First, there was the prep. Reichel was surprised by the amount of support he received once he was destined for Washington. “People came out of the woodwork,” he says. “I got contacted immediately by all sorts of law professors for help, and the federal defender system. They don’t want you to fail, so they set you up with oral argument practice, and moot courts with all sorts of experts. I went to Stanford and had the dean and law professors quiz me. And then I went to Berkeley … and then I went to D.C. just before the oral argument and did the same thing with a couple of other law schools.”

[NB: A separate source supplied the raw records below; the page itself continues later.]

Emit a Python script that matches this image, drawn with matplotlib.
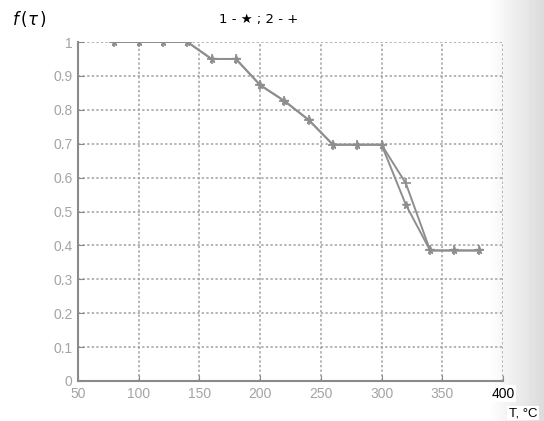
import numpy as np
import matplotlib
matplotlib.use("Agg")
import matplotlib.pyplot as plt

# temperatures, C
temps = [80, 100, 120, 140, 160, 180, 200, 220, 240, 260, 280, 300, 320, 340, 360, 380]
# series 1 (*) and series 2 (+)
f_star = [1.0, 1.0, 1.0, 1.0, 0.95, 0.95, 0.873, 0.826, 0.77, 0.697, 0.697, 0.697, 0.52, 0.385, 0.385, 0.385]
f_plus = [1.0, 1.0, 1.0, 1.0, 0.95, 0.95, 0.873, 0.826, 0.77, 0.697, 0.697, 0.697, 0.583, 0.385, 0.385, 0.385]

xticks = [50, 100, 150, 200, 250, 300, 350, 400]
yticks = [0, 0.1, 0.2, 0.3, 0.4, 0.5, 0.6, 0.7, 0.8, 0.9, 1]
ylabels = ["0", "0.1", "0.2", "0.3", "0.4", "0.5", "0.6", "0.7", "0.8", "0.9", "1"]

plt.rcParams['font.family'] = ['Liberation Sans', 'DejaVu Sans']

fig = plt.figure(figsize=(5.44, 4.21), dpi=100)

# scanned page shading on the right edge
bg = fig.add_axes([0, 0, 1, 1], zorder=-10)
grad = np.clip((np.linspace(0, 1, 544) - 0.9) / 0.1, 0, 1)
img = 1 - 0.14 * np.tile(grad, (421, 1))
bg.imshow(img, cmap='gray', vmin=0, vmax=1, aspect='auto', extent=[0, 1, 0, 1])
bg.axis('off')

ax = fig.add_axes([78 / 544, 1 - 381 / 421, 425 / 544, 339 / 421])
ax.patch.set_alpha(0)

gray = '#8e8e8e'
ax.plot(temps, f_star, color=gray, lw=1.4, marker='*', ms=5.5, mec=gray, mfc=gray)
ax.plot(temps, f_plus, color=gray, lw=1.4, marker='+', ms=7, mew=1.2, mec=gray)

ax.set_xlim(50, 400)
ax.set_ylim(0, 1)
ax.set_xticks(xticks)
ax.set_yticks(yticks)
ax.set_yticklabels(ylabels)
ax.grid(True, linestyle=(0, (1.5, 1.5)), color='#a0a0a0', lw=1.1)

for s in ['top', 'right']:
    ax.spines[s].set_visible(False)
for s in ['left', 'bottom']:
    ax.spines[s].set_color('#8a8a8a')
    ax.spines[s].set_linewidth(1.5)

ax.tick_params(direction='in', length=4, color='#8a8a8a', labelcolor='#a4a4a4',
               labelsize=10, pad=4)
ax.get_xticklabels()[-1].set_color('black')
ax.get_xticklabels()[-1].set_bbox(dict(facecolor='white', edgecolor='none', pad=1))

fig.text(259 / 544, 1 - 19 / 421, "1 - \u2605 ; 2 - +", ha='center', va='center',
         fontsize=9.5, color='black', family=['DejaVu Sans'])
fig.text(12 / 544, 1 - 19 / 421, r"$f\,(\tau\,)$", ha='left', va='center',
         fontsize=12, color='black')
fig.text(523 / 544, 1 - 413 / 421, "T, \u00b0C", ha='center', va='center',
         fontsize=9.5, color='black',
         bbox=dict(facecolor='white', edgecolor='none', pad=1))

fig.savefig("out.png", dpi=100)
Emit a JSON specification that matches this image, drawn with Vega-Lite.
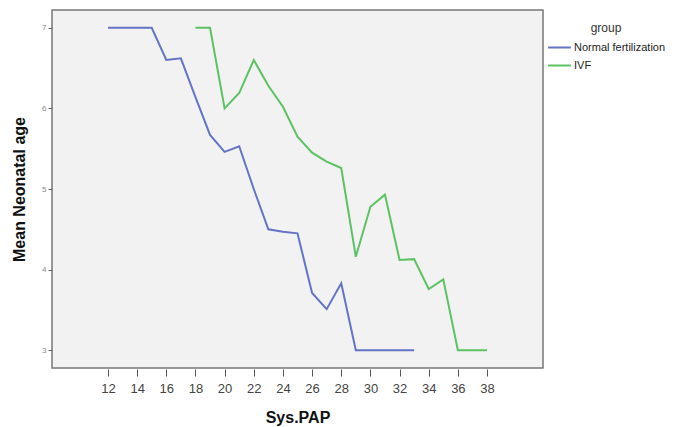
{
  "$schema": "https://vega.github.io/schema/vega-lite/v6.json",
  "autosize": "none",
  "width": 491,
  "height": 358,
  "padding": {"left": 52, "top": 10, "right": 145, "bottom": 59},
  "background": "white",
  "config": {
    "view": {"fill": "#F2F2F2", "stroke": "#777777", "strokeWidth": 1.5},
    "font": "Liberation Sans"
  },
  "data": {
    "values": [
      {"pap": 12, "age": 7.0, "group": "Normal fertilization"},
      {"pap": 13, "age": 7.0, "group": "Normal fertilization"},
      {"pap": 14, "age": 7.0, "group": "Normal fertilization"},
      {"pap": 15, "age": 7.0, "group": "Normal fertilization"},
      {"pap": 16, "age": 6.6, "group": "Normal fertilization"},
      {"pap": 17, "age": 6.62, "group": "Normal fertilization"},
      {"pap": 18, "age": 6.14, "group": "Normal fertilization"},
      {"pap": 19, "age": 5.67, "group": "Normal fertilization"},
      {"pap": 20, "age": 5.46, "group": "Normal fertilization"},
      {"pap": 21, "age": 5.53, "group": "Normal fertilization"},
      {"pap": 22, "age": 5.0, "group": "Normal fertilization"},
      {"pap": 23, "age": 4.5, "group": "Normal fertilization"},
      {"pap": 24, "age": 4.47, "group": "Normal fertilization"},
      {"pap": 25, "age": 4.45, "group": "Normal fertilization"},
      {"pap": 26, "age": 3.71, "group": "Normal fertilization"},
      {"pap": 27, "age": 3.51, "group": "Normal fertilization"},
      {"pap": 28, "age": 3.83, "group": "Normal fertilization"},
      {"pap": 29, "age": 3.0, "group": "Normal fertilization"},
      {"pap": 30, "age": 3.0, "group": "Normal fertilization"},
      {"pap": 31, "age": 3.0, "group": "Normal fertilization"},
      {"pap": 32, "age": 3.0, "group": "Normal fertilization"},
      {"pap": 33, "age": 3.0, "group": "Normal fertilization"},
      {"pap": 18, "age": 7.0, "group": "IVF"},
      {"pap": 19, "age": 7.0, "group": "IVF"},
      {"pap": 20, "age": 6.0, "group": "IVF"},
      {"pap": 21, "age": 6.19, "group": "IVF"},
      {"pap": 22, "age": 6.6, "group": "IVF"},
      {"pap": 23, "age": 6.28, "group": "IVF"},
      {"pap": 24, "age": 6.02, "group": "IVF"},
      {"pap": 25, "age": 5.65, "group": "IVF"},
      {"pap": 26, "age": 5.45, "group": "IVF"},
      {"pap": 27, "age": 5.34, "group": "IVF"},
      {"pap": 28, "age": 5.26, "group": "IVF"},
      {"pap": 29, "age": 4.16, "group": "IVF"},
      {"pap": 30, "age": 4.78, "group": "IVF"},
      {"pap": 31, "age": 4.93, "group": "IVF"},
      {"pap": 32, "age": 4.12, "group": "IVF"},
      {"pap": 33, "age": 4.13, "group": "IVF"},
      {"pap": 34, "age": 3.76, "group": "IVF"},
      {"pap": 35, "age": 3.88, "group": "IVF"},
      {"pap": 36, "age": 3.0, "group": "IVF"},
      {"pap": 37, "age": 3.0, "group": "IVF"},
      {"pap": 38, "age": 3.0, "group": "IVF"}
    ]
  },
  "mark": {"type": "line", "strokeWidth": 2, "clip": true},
  "encoding": {
    "x": {
      "field": "pap", "type": "quantitative",
      "scale": {"domain": [8.16, 41.84], "nice": false, "zero": false},
      "axis": {
        "title": "Sys.PAP", "values": [12,14,16,18,20,22,24,26,28,30,32,34,36,38],
        "grid": false, "domain": false, "tickColor": "#555555", "tickSize": 7, "offset": 1,
        "labelFontSize": 13, "labelColor": "#444444", "labelPadding": 6,
        "titleFontSize": 16, "titleFontWeight": "bold", "titleColor": "#111111", "titlePadding": 14
      }
    },
    "y": {
      "field": "age", "type": "quantitative",
      "scale": {"domain": [2.78, 7.22], "nice": false, "zero": false},
      "axis": {
        "title": "Mean Neonatal age", "values": [3,4,5,6,7], "format": "d",
        "grid": false, "domain": false, "tickColor": "#666666", "tickSize": 4,
        "labelFontSize": 8, "labelColor": "#888888", "labelPadding": 2,
        "titleFontSize": 16, "titleFontWeight": "bold", "titleColor": "#111111", "titlePadding": 14
      }
    },
    "color": {
      "field": "group", "type": "nominal",
      "scale": {"domain": ["Normal fertilization", "IVF"], "range": ["#6373C6", "#5CC263"]},
      "legend": {
        "orient": "none", "legendX": 495, "legendY": 13,
        "title": "group", "titleFontSize": 12, "titleFontWeight": "normal", "titleColor": "#333333",
        "titleOrient": "top", "titleAnchor": "middle", "titleAlign": "center", "titlePadding": 0,
        "symbolType": "stroke", "symbolSize": 520, "symbolStrokeWidth": 2,
        "labelFontSize": 11, "labelColor": "#222222", "labelOffset": 2, "rowPadding": -6
      }
    }
  }
}
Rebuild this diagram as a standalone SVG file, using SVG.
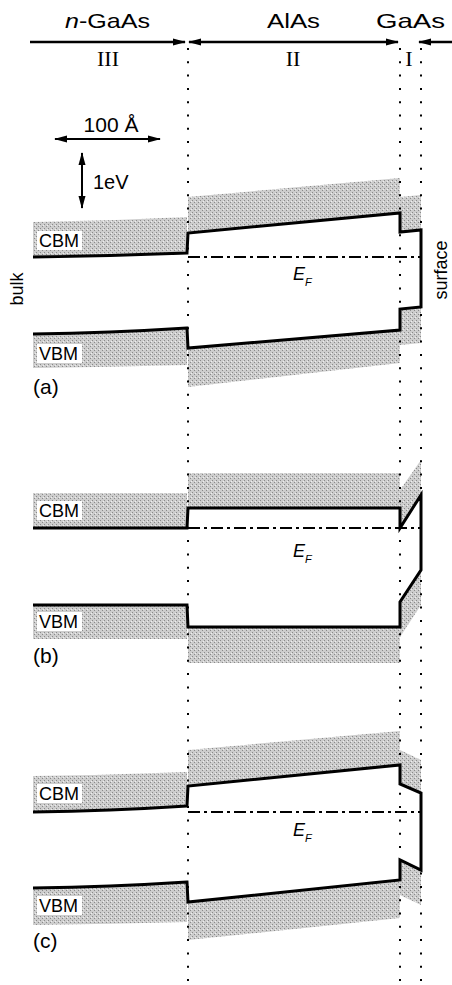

The day of the hearing was Justice Sandra Day O’Connor’s last, and Reichel was greeted by a swarm of news vans as he arrived. Arguing the case before the justices felt like the weight of the world was on his shoulders. “But my mom and dad were there,” he says. “And then my two kids—one was 14 and the other was 10. They sat there with my parents and watched me argue in the U.S. Supreme Court about the history of the Fourth Amendment. That did not escape me.”
Reichel adds that the oral argument became contentious between him and Justice Antonin Scalia—and that Justice Clarence Thomas slept through much of his argument. “My mentor, who had come to watch, had seen probably 50 oral arguments. He told me that I held my cool well for such a contentious hearing,” he says.
Although Reichel lost 0-8 (Justice O’Connor stepped down before the vote), he would do it all over again, he says, “in a heartbeat.”
“Arguing in the U.S. Supreme Court is one thing. But to have it particularly tailored to the passion that drove my life forward—it’s as if my heart was out of my body and four feet in front of me, just leading me throughout law school and in my career. It’s like my heart was leading me, and I followed it.”